On a day when many riskier assets were punished by lingering uncertainty over the U.S. fiscal cliff, it was not surprising to see Market Vectors Vietnam ETF (VNM), itself a risky asset, gave back some of its recent gains on Thursday.
Despite a 0.81 percent drop for VNM on Thursday, the ETF is up 13.3 percent in the past month. However, some good news regarding Vietnam's banking sector was overlooked amid all the fiscal cliff jitters yesterday.
The decline in U.S. equities meant news of Vietnam's largest ever banking sector acquisition went unnoticed. Unbeknownst to many American traders, Japan's Mitsubishi UFJ, that country's largest bank, announced a $743 million deal to acquire 20 percent of Vietnam Joint Stock Commercial Bank for Industry and Trade, or VietinBank.
The State Bank of Vietnam will still be the majority shareholder in Vietnam JSC, but news of foreign interest in its banking sector comes at a pivotal time for Vietnam and investors with an interest in the Southeast Asian nation. Investors should note that VNM does not hold shares of Vietnam JSC, but its largest holding is JSC Bank. These are two separate entities.

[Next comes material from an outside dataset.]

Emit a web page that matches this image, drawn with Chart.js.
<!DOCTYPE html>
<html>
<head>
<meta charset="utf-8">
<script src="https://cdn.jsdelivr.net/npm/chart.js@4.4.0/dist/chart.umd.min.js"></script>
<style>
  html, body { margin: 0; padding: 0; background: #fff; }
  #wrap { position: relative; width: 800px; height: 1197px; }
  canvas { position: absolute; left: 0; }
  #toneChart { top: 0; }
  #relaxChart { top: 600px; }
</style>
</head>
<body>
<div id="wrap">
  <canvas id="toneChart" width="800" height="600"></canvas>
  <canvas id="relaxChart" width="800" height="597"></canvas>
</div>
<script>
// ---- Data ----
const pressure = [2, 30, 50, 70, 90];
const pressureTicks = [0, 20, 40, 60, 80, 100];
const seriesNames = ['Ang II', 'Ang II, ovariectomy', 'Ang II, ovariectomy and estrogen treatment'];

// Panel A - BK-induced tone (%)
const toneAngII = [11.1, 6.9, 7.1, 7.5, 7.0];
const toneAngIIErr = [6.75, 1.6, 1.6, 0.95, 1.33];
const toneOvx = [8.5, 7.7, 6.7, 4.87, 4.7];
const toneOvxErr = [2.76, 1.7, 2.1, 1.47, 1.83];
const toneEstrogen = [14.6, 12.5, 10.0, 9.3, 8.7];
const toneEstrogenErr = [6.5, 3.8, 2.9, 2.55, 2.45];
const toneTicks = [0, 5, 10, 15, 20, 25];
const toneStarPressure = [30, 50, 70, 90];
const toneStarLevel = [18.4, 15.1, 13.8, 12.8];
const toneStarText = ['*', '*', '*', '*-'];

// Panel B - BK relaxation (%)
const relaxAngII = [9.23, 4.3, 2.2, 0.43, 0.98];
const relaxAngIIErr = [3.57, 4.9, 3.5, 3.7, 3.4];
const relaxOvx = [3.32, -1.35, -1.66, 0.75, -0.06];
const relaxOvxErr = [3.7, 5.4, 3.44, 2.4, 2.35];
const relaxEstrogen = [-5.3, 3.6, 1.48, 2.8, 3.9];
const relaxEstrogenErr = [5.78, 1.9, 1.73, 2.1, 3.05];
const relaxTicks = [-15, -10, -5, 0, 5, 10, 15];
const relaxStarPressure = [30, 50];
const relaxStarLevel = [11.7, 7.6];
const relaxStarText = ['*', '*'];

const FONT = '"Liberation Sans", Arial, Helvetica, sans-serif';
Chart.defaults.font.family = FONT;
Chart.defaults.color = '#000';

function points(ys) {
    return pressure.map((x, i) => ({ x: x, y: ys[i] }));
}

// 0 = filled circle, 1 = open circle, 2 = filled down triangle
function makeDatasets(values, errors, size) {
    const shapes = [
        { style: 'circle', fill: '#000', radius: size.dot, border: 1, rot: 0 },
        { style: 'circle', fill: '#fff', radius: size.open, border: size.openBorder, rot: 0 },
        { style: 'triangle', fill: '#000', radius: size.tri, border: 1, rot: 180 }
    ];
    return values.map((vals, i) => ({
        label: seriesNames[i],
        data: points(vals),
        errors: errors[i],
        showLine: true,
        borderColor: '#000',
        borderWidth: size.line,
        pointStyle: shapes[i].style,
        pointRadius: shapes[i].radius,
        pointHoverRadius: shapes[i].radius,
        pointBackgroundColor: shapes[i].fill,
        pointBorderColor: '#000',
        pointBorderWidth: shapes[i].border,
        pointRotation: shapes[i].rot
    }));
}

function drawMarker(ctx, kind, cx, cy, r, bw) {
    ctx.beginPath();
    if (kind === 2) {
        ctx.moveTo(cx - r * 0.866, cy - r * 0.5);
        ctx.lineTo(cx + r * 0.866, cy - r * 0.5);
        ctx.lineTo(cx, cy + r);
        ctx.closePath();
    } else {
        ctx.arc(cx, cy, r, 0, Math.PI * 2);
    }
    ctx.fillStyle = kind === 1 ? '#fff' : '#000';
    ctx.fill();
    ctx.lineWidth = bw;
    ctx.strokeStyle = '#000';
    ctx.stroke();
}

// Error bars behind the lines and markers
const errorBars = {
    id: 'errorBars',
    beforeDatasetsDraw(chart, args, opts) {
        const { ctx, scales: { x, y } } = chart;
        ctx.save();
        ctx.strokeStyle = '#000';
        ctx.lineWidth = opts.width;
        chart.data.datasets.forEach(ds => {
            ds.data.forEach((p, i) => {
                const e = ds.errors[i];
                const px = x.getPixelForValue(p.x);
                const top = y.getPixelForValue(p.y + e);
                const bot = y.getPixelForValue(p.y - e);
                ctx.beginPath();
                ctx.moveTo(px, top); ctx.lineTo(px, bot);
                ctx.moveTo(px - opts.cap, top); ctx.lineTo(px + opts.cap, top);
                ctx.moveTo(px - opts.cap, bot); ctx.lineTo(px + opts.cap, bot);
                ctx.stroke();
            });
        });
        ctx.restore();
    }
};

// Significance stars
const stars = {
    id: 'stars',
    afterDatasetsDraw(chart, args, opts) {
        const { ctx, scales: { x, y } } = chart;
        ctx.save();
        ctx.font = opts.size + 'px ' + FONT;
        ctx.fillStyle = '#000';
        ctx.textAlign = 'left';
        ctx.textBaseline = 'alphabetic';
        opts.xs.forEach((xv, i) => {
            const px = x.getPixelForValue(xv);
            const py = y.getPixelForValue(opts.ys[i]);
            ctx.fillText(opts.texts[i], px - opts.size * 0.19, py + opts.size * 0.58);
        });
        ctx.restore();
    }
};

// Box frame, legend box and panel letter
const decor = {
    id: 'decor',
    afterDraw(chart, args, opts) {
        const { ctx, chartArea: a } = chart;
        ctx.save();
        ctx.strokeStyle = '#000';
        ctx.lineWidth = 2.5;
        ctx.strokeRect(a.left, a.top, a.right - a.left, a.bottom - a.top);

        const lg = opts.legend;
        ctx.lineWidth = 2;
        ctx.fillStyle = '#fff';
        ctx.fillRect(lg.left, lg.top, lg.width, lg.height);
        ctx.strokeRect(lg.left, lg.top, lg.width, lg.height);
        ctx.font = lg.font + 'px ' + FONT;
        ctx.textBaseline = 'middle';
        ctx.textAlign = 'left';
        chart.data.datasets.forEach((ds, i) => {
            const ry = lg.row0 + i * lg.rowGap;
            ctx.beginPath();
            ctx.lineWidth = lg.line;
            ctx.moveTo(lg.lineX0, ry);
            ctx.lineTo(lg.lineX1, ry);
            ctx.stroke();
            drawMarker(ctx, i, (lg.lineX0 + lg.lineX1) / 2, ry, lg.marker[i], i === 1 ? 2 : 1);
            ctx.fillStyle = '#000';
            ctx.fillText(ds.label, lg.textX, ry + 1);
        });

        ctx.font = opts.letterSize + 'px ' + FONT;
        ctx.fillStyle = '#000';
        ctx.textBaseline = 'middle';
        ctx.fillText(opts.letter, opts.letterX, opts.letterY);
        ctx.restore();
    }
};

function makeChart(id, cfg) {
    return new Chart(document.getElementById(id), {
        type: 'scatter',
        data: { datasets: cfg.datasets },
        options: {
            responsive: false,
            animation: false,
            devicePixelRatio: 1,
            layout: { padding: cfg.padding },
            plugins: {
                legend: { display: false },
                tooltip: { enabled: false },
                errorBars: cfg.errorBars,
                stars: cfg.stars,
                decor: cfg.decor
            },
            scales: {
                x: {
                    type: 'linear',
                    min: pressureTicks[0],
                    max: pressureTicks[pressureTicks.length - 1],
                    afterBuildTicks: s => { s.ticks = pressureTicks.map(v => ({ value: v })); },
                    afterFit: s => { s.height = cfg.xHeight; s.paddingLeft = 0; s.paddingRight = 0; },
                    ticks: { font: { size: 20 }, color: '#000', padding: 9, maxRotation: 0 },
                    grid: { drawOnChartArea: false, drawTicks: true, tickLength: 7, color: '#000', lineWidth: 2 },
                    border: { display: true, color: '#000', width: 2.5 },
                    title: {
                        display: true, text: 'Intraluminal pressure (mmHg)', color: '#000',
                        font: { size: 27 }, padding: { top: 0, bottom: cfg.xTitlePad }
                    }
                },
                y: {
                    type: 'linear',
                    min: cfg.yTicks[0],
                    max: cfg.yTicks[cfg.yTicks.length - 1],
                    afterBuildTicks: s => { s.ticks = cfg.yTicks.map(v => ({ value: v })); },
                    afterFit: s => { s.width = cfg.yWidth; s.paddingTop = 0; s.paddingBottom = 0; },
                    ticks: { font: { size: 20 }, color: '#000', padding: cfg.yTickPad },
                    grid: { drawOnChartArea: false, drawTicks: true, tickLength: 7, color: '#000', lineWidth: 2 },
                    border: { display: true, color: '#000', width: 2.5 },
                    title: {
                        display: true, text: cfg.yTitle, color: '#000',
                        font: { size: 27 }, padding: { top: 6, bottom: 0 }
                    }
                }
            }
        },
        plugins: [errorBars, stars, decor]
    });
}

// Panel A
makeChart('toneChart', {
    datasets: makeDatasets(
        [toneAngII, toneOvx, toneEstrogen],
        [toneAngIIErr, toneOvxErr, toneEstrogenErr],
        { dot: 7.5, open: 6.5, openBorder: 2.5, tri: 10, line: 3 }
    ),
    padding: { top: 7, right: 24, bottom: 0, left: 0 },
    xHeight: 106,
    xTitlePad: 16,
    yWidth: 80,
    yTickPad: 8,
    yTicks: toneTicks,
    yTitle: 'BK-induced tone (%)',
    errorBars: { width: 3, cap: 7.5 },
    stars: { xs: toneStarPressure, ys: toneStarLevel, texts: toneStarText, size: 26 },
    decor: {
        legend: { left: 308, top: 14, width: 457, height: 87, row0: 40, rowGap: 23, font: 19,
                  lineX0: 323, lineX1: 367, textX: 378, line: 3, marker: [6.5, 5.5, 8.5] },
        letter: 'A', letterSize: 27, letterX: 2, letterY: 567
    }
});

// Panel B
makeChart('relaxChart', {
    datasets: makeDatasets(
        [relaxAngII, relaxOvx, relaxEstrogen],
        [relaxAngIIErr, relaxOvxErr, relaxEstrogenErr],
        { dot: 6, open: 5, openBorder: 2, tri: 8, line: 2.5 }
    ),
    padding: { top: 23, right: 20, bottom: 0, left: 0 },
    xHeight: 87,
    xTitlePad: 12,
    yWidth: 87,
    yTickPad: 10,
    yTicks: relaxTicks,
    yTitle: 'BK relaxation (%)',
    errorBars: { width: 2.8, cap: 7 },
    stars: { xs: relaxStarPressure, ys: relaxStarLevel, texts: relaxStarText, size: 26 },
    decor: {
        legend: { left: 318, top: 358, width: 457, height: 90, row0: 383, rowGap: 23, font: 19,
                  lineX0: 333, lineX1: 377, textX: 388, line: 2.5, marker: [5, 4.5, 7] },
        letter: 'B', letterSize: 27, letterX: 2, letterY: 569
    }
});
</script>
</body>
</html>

VNM allocates 19.3 percent of its weight to bank stocks. Add in real estate firms, diversified financials and insurance providers, and VNM's weight to the financial services sector jumps to almost 45 percent, according to Market Vectors data. It was that sector exposure that punished VNM earlier this year.

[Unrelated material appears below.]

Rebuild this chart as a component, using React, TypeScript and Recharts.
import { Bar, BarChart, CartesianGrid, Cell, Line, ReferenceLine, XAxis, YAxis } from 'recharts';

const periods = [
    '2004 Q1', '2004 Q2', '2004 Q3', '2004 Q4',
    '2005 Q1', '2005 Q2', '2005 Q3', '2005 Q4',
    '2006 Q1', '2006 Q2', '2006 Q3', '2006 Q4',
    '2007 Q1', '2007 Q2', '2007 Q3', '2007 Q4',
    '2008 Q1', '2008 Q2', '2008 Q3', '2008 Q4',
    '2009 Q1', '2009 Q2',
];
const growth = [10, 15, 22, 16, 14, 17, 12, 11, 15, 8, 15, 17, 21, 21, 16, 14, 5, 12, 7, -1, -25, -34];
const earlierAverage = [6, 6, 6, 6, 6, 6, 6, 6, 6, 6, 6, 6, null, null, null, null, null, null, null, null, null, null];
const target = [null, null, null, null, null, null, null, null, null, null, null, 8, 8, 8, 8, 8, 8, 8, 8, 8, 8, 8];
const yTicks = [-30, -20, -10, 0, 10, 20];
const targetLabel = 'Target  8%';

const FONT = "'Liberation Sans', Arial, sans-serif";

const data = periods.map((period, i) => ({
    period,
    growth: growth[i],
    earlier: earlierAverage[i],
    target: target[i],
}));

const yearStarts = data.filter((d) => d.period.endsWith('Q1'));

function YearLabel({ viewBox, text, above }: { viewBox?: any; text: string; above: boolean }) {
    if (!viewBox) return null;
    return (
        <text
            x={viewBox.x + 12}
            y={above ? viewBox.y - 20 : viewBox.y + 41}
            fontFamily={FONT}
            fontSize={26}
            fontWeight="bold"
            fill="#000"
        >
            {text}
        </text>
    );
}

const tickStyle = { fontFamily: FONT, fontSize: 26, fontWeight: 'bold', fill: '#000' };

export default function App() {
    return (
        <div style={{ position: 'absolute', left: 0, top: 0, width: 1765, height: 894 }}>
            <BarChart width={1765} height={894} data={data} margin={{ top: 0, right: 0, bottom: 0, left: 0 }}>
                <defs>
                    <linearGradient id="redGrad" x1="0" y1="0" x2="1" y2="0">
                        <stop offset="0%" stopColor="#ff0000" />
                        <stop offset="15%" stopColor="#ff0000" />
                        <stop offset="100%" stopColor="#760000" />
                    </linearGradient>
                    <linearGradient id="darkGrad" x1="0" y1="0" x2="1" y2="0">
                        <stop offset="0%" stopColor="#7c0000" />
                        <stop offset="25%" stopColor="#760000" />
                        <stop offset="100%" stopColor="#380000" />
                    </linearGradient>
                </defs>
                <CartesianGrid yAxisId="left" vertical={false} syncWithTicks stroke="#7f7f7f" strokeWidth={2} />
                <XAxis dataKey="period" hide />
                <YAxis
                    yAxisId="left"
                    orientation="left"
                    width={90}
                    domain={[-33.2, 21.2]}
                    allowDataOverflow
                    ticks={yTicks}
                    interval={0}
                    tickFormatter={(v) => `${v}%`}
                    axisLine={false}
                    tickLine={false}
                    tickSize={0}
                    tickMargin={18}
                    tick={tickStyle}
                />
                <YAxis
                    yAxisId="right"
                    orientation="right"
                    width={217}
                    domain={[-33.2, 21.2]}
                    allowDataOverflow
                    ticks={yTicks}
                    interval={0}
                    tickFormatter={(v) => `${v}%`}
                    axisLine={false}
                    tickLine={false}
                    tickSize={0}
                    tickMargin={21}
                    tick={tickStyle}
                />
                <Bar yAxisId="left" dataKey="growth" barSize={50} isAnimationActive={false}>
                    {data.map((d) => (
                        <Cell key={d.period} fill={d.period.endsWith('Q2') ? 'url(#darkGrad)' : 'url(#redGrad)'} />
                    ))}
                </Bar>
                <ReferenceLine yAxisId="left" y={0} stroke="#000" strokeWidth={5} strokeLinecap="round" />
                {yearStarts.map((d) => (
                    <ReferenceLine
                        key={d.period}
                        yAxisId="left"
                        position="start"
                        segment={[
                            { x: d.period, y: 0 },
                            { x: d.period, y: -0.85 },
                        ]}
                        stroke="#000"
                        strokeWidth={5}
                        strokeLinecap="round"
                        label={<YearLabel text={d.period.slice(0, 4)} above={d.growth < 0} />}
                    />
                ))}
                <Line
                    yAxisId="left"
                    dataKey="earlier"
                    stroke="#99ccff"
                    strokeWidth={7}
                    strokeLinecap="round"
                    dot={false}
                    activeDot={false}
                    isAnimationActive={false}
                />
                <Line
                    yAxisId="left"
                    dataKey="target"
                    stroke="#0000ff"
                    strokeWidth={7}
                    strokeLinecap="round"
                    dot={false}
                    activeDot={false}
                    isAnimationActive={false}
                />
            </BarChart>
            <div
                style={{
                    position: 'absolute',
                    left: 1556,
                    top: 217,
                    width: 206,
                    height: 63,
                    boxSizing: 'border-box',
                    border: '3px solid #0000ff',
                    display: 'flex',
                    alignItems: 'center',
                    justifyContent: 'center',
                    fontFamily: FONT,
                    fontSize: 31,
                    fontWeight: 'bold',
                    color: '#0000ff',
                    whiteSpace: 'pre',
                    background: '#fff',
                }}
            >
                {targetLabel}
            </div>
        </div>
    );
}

Following news of the arrest of two noteworthy Vietnamese banking scions, investor confidence in Vietnamese banks suffered. As if that was not bad enough, the World Bank would later voice concern about Vietnam's problem with bad loans.
In September, Moody's lowered Vietnam's credit rating to B1 from B2, citing weaknesses in the banking system, The Australian reported. It has been those type of headlines that weighed on VNM and rattled investor confidence even though Vietnamese banks are well-funded and sitting on ample cash.

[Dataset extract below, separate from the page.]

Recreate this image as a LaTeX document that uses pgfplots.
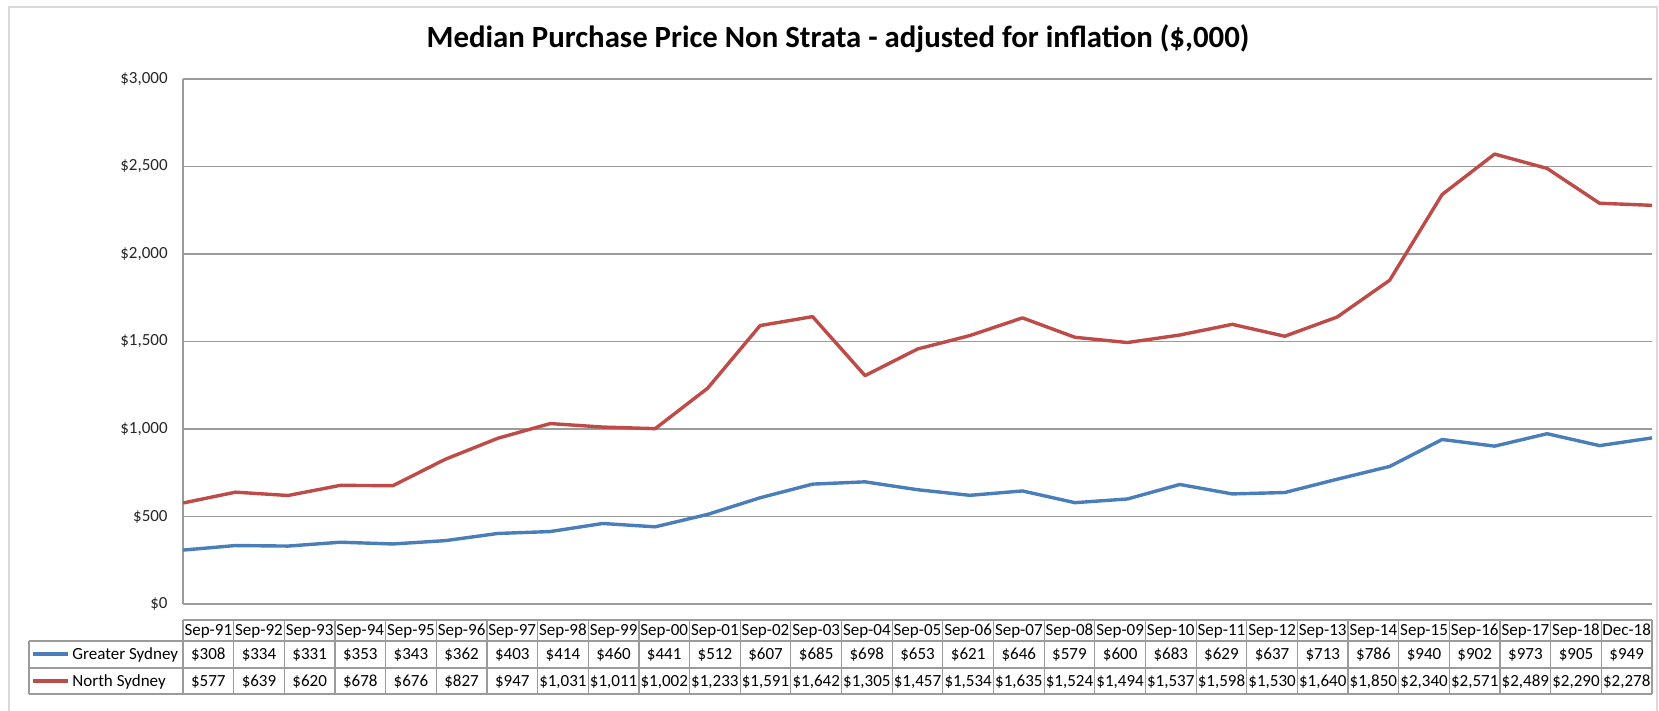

While the Mitsubishi UFJ deal with Vietnam JSC is just one transaction, and not even an outright takeover at that, it does bolster the case for near-term upside for VNM. The ETF had already been putting in a fine performance over the past month, but a foreign buyer stepping into the Vietnamese banking market at a time when risk appears high could be construed as a positive sign for the country, the sector and the ETF.
Additionally, the Mitsubishi/Vietnam JSC deal shows foreign investors that Hanoi is open for business. Foreign direct investment in Vietnam fell 15.3 percent this year to just over $13 billion, prompting Prime Minister Nguyen Tan Dung to push for more progressive policies aimed at enticing foreign investors to Vietnam.
The development of a debt asset management company to resolve bad bank debt coupled with even a tinge of banking sector mergers and acquisition activity could be the tonic VNM needs to stage another first-quarter rally in 2013.